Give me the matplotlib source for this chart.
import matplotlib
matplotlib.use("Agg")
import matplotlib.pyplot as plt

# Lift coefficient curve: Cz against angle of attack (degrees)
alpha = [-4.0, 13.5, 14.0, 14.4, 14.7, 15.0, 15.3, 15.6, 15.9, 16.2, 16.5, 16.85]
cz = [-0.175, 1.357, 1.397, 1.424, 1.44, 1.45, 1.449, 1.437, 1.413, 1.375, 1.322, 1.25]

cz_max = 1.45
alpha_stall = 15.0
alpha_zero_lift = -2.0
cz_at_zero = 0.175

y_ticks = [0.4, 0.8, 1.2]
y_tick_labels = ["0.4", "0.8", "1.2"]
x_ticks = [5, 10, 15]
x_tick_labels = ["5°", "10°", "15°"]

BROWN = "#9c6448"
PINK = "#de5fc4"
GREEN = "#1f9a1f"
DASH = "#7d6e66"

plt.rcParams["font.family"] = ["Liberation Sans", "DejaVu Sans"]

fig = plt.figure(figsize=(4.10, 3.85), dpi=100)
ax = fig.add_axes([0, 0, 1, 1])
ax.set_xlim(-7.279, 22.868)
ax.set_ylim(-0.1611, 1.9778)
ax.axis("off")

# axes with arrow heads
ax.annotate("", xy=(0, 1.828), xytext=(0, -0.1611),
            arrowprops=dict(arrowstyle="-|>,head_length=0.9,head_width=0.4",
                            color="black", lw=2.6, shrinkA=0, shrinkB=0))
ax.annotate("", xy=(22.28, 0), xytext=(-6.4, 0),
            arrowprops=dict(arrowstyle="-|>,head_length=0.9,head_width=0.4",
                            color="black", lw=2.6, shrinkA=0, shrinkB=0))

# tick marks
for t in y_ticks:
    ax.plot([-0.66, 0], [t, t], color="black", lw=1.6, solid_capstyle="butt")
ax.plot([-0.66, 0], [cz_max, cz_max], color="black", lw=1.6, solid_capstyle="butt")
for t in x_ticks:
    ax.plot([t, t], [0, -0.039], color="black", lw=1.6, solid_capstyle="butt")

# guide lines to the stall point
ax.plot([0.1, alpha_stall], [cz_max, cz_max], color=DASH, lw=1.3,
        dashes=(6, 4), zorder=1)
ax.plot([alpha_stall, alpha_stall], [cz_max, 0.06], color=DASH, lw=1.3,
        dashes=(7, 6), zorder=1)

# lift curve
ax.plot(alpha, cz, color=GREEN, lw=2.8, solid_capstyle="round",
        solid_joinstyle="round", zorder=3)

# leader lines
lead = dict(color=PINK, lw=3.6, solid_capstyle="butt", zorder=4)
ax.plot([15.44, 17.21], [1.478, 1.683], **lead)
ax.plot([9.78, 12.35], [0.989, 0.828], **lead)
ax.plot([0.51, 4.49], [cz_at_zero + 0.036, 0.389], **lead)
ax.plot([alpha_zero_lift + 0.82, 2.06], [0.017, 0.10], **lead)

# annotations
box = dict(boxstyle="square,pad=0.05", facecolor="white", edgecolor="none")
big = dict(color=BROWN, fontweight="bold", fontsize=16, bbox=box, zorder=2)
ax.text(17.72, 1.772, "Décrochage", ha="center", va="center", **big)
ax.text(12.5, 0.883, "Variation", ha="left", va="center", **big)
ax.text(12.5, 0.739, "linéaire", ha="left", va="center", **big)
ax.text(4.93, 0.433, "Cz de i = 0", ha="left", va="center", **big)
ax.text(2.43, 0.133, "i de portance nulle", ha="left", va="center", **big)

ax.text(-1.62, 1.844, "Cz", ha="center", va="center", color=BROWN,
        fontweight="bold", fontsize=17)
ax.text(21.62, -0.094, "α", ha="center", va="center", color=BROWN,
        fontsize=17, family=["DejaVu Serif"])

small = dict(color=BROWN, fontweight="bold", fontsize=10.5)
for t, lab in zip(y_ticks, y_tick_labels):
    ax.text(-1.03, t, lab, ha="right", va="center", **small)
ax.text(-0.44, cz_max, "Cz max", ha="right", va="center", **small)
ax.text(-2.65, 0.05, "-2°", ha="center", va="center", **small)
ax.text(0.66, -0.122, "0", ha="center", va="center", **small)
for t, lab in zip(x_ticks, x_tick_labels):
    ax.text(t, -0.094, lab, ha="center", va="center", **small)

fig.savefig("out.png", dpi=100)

▶ [Exercise instructions] Emit, unaltered, the lines from the top of the listing down through the line that holds "import matplotlib.pyplot as plt"; emit nothing else.

▶ [Full response]
Give me the matplotlib source for this chart.
import matplotlib
matplotlib.use("Agg")
import matplotlib.pyplot as plt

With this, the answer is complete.